On March 12, the House approved, by voice vote, a bill (H.R. 2175) that would change the definition of an individual under the U.S. criminal code. Sponsored by Rep. Steve Chabot (R-OH), the bill states that “the words ‘person,’ ‘human being,’ ‘child,’ and ‘individual,’ shall include every infant member of the species homo sapiens who is born alive at any stage of development. The measure was considered under suspension of the rules, an expedited floor procedure that limits debate, prohibits amendments, and requires a two-thirds majority to pass.
The House passed a similar bill last year. Bill supporters said they were motivated by the stories of a nurse from Illinois who had witnessed babies survive therapeutic abortions but receive no medical care to enable long-term survival. Opponents claimed the bill was an attempt to undermine Roe v. Wade, the U.S. Supreme Court decision that legalized abortion.

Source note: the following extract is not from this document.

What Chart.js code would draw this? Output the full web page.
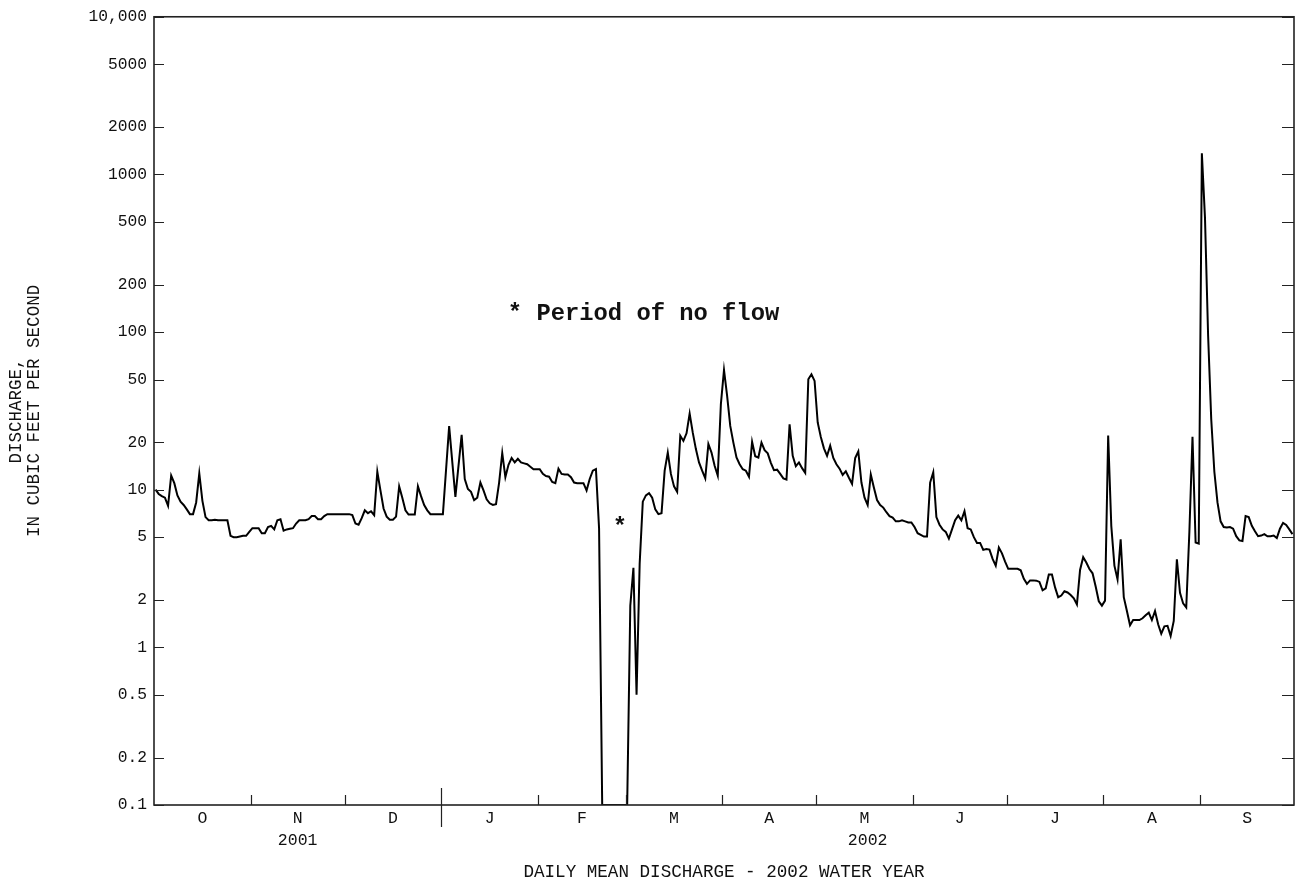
<!DOCTYPE html>
<html><head><meta charset="utf-8">
<script src="https://cdn.jsdelivr.net/npm/chart.js@4.4.1/dist/chart.umd.min.js"></script>
<style>html,body{margin:0;padding:0;background:#fff;} #wrap{width:1296px;height:884px;position:relative;}</style>
</head><body><div id="wrap"><canvas id="c" width="1296" height="884"></canvas></div>
<script>
// Daily mean discharge, Oct 1 2001 - Sep 30 2002 (0 = no flow)
const DISCHARGE = [
10.0, 9.4, 9.1, 8.9, 7.9, 12.3, 11.0, 9.2, 8.4, 8.0,
7.5, 7.0, 7.0, 8.3, 12.7, 8.5, 6.7, 6.4, 6.4, 6.45,
6.4, 6.4, 6.4, 6.4, 5.1, 5.0, 5.0, 5.05, 5.1, 5.1,
5.4, 5.7, 5.7, 5.7, 5.3, 5.3, 5.8, 5.9, 5.6, 6.4,
6.5, 5.5, 5.6, 5.65, 5.7, 6.1, 6.4, 6.4, 6.4, 6.5,
6.8, 6.8, 6.5, 6.5, 6.8, 7.0, 7.0, 7.0, 7.0, 7.0,
7.0, 7.0, 7.0, 6.9, 6.1, 6.0, 6.6, 7.4, 7.1, 7.3,
6.9, 13.0, 9.9, 7.6, 6.75, 6.45, 6.45, 6.75, 10.5, 8.9,
7.4, 6.95, 6.95, 6.95, 10.5, 9.1, 8.0, 7.4, 7.0, 7.0,
7.0, 7.0, 7.0, 13.3, 25.3, 15.0, 9.0, 14.2, 22.3, 11.7,
10.1, 9.7, 8.6, 8.9, 11.1, 9.9, 8.7, 8.2, 8.0, 8.1,
11.1, 17.1, 12.0, 14.4, 15.9, 14.9, 15.7, 14.9, 14.7, 14.5,
14.0, 13.5, 13.5, 13.5, 12.6, 12.2, 12.1, 11.2, 11.0, 13.6,
12.6, 12.5, 12.5, 12.0, 11.1, 11.0, 11.0, 11.0, 9.9, 11.7,
13.2, 13.5, 5.7, 0, 0, 0, 0, 0, 0, 0,
0, 0, 1.84, 3.2, 0.5, 3.4, 8.4, 9.2, 9.5, 8.9,
7.5, 7.0, 7.1, 13.2, 17.2, 12.6, 10.5, 9.7, 22.0, 20.4,
22.8, 30.4, 23.0, 18.1, 14.9, 13.2, 11.8, 19.5, 17.2, 14.2,
12.3, 34.9, 57.5, 39.4, 25.4, 19.9, 16.0, 14.5, 13.5, 13.2,
12.1, 20.1, 16.3, 16.0, 19.9, 17.8, 17.0, 14.8, 13.3, 13.4,
12.6, 11.8, 11.6, 26.0, 16.4, 14.1, 14.9, 13.7, 12.8, 50.2,
54.0, 49.0, 26.7, 21.6, 18.3, 16.4, 19.0, 15.9, 14.5, 13.6,
12.4, 13.1, 11.9, 10.9, 15.9, 17.5, 11.1, 8.9, 8.0, 12.5,
10.3, 8.6, 8.0, 7.7, 7.2, 6.8, 6.65, 6.3, 6.3, 6.4,
6.3, 6.2, 6.2, 5.8, 5.3, 5.17, 5.04, 5.04, 11.1, 12.9,
6.7, 6.0, 5.6, 5.4, 4.9, 5.6, 6.4, 6.85, 6.4, 7.3,
5.7, 5.6, 5.0, 4.6, 4.6, 4.15, 4.2, 4.17, 3.64, 3.3,
4.3, 3.95, 3.5, 3.15, 3.15, 3.15, 3.15, 3.08, 2.72, 2.53,
2.66, 2.66, 2.65, 2.6, 2.3, 2.37, 2.9, 2.9, 2.4, 2.08,
2.13, 2.27, 2.23, 2.15, 2.05, 1.87, 3.1, 3.73, 3.45, 3.14,
2.95, 2.43, 1.96, 1.84, 1.98, 22.1, 5.9, 3.3, 2.7, 4.85,
2.08, 1.70, 1.38, 1.49, 1.49, 1.49, 1.53, 1.6, 1.66, 1.49,
1.70, 1.4, 1.22, 1.36, 1.37, 1.18, 1.47, 3.62, 2.22, 1.9,
1.79, 5.39, 21.7, 4.63, 4.55, 1360, 530, 95, 28, 13,
8.3, 6.3, 5.8, 5.75, 5.8, 5.66, 5.07, 4.77, 4.73, 6.81,
6.7, 5.91, 5.45, 5.07, 5.12, 5.23, 5.07, 5.07, 5.12, 4.93,
5.66, 6.16, 5.98, 5.6, 5.23
];
const MONTH_LABELS = ['O','N','D','J','F','M','A','M','J','J','A','S'];
const MONTH_STARTS = [0,31,61,92,123,151,182,212,243,273,304,335,365];
const YEAR_LABELS = ['2001','2002'];
const YEAR_SPANS = [[0,92],[92,365]];
const Y_TICKS = [0.1,0.2,0.5,1,2,5,10,20,50,100,200,500,1000,2000,5000,10000];
const Y_MIN = 0.1, Y_MAX = 10000;
const NOTE_TEXT = '* Period of no flow';
const NOTE_AT = {day: 113.3, value: 130};
const STAR_AT = {day: 149.2, value: 5.7};
const X_TITLE = 'DAILY MEAN DISCHARGE - 2002 WATER YEAR';
const Y_TITLE = ['DISCHARGE,', 'IN CUBIC FEET PER SECOND'];

const FONT = "'Liberation Mono', 'Courier New', monospace";
const INK = '#111';

const points = DISCHARGE.map((v, i) => ({x: i + 0.5, y: v === 0 ? Y_MIN : v}));
const monthCenters = MONTH_LABELS.map((m, i) => (MONTH_STARTS[i] + MONTH_STARTS[i+1]) / 2);

const decor = {
  id: 'decor',
  afterDraw(chart) {
    const {ctx, chartArea: a, scales: {x, y}} = chart;
    ctx.save();
    ctx.strokeStyle = '#222';
    ctx.lineWidth = 1.6;
    ctx.strokeRect(a.left, a.top, a.right - a.left, a.bottom - a.top);
    ctx.lineWidth = 1.2;
    ctx.beginPath();
    Y_TICKS.forEach(v => {
      const py = Math.round(y.getPixelForValue(v)) + 0.5;
      ctx.moveTo(a.left, py); ctx.lineTo(a.left + 10, py);
      ctx.moveTo(a.right, py); ctx.lineTo(a.right - 12, py);
    });
    MONTH_STARTS.slice(1, -1).forEach(d => {
      const px = Math.round(x.getPixelForValue(d)) + 0.5;
      if (d === 92) { ctx.moveTo(px, a.bottom - 17); ctx.lineTo(px, a.bottom + 22); }
      else { ctx.moveTo(px, a.bottom); ctx.lineTo(px, a.bottom - 10); }
    });
    ctx.stroke();
    ctx.fillStyle = INK;
    ctx.font = '16.5px ' + FONT;
    ctx.textAlign = 'center';
    ctx.textBaseline = 'middle';
    YEAR_LABELS.forEach((t, i) => {
      const cx = (x.getPixelForValue(YEAR_SPANS[i][0]) + x.getPixelForValue(YEAR_SPANS[i][1])) / 2;
      ctx.fillText(t, cx, a.bottom + 36);
    });
    ctx.font = 'bold 23.8px ' + FONT;
    ctx.textAlign = 'left';
    ctx.fillText(NOTE_TEXT, x.getPixelForValue(NOTE_AT.day), y.getPixelForValue(NOTE_AT.value));
    ctx.textAlign = 'center';
    ctx.fillText('*', x.getPixelForValue(STAR_AT.day), y.getPixelForValue(STAR_AT.value));
    ctx.restore();
  }
};

new Chart(document.getElementById('c'), {
  type: 'line',
  data: {
    datasets: [{
      data: points,
      borderColor: '#000',
      borderWidth: 2,
      pointRadius: 0,
      tension: 0,
      fill: false
    }]
  },
  options: {
    responsive: false,
    animation: false,
    devicePixelRatio: 1,
    layout: {padding: {left: 0, right: 2, top: 15, bottom: 0}},
    plugins: {legend: {display: false}, tooltip: {enabled: false}},
    scales: {
      x: {
        type: 'linear', min: 0, max: 365,
        grid: {display: false, drawTicks: false},
        border: {display: false},
        afterBuildTicks: s => { s.ticks = monthCenters.map(v => ({value: v})); },
        afterFit: s => { s.height = 79; },
        ticks: {
          autoSkip: false, maxRotation: 0, padding: 4, color: INK,
          font: {family: FONT, size: 16.5},
          callback: (v, i) => MONTH_LABELS[i]
        },
        title: {display: true, text: X_TITLE, color: INK, font: {family: FONT, size: 17.6}, padding: {top: 0, bottom: 1}}
      },
      y: {
        type: 'logarithmic', min: Y_MIN, max: Y_MAX,
        grid: {display: false, drawTicks: false},
        border: {display: false},
        afterBuildTicks: s => { s.ticks = Y_TICKS.map(v => ({value: v})); },
        afterFit: s => { s.width = 154; },
        ticks: {
          autoSkip: false, padding: 7, color: INK,
          font: {family: FONT, size: 16.3},
          callback: v => v === 10000 ? '10,000' : String(v)
        },
        title: {display: true, text: Y_TITLE, color: INK, font: {family: FONT, size: 17.5, lineHeight: 1.05}, padding: {top: 7}}
      }
    }
  },
  plugins: [decor]
});
</script></body></html>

Noting that bill sponsors added language to make it clear that the bill “has nothing to do with matters related to abortion,” Rep. Jerrold Nadler (D-NY) said, “Whatever concerns some may have had that this bill might be some clever way to undermine the rights protected under Roe v. Wade have, I think, been eliminated.” However, Rep. Nadler continued, “I see no harm in passing the bill. I see no good in passing the bill either, except that it will satisfy the concerns of some people about some recent Supreme Court decisions.”
House Judiciary Committee Chair James Sensenbrenner (R-WI) said that the bill “draws a bright line between the right to abortion and infanticide, or the killing or criminal neglect of completely born children, adding, “This recognition would take effect upon the live birth of an infant, regardless of whether or not his or her development is sufficient to permit long-term survival and regardless of whether or not he or she survived an abortion.” A similar bill (S. 1050) has been sponsored by Sen. Rick Santorum (R-PA) and was included in the Senate-passed patients’ bill of rights (S. 1052).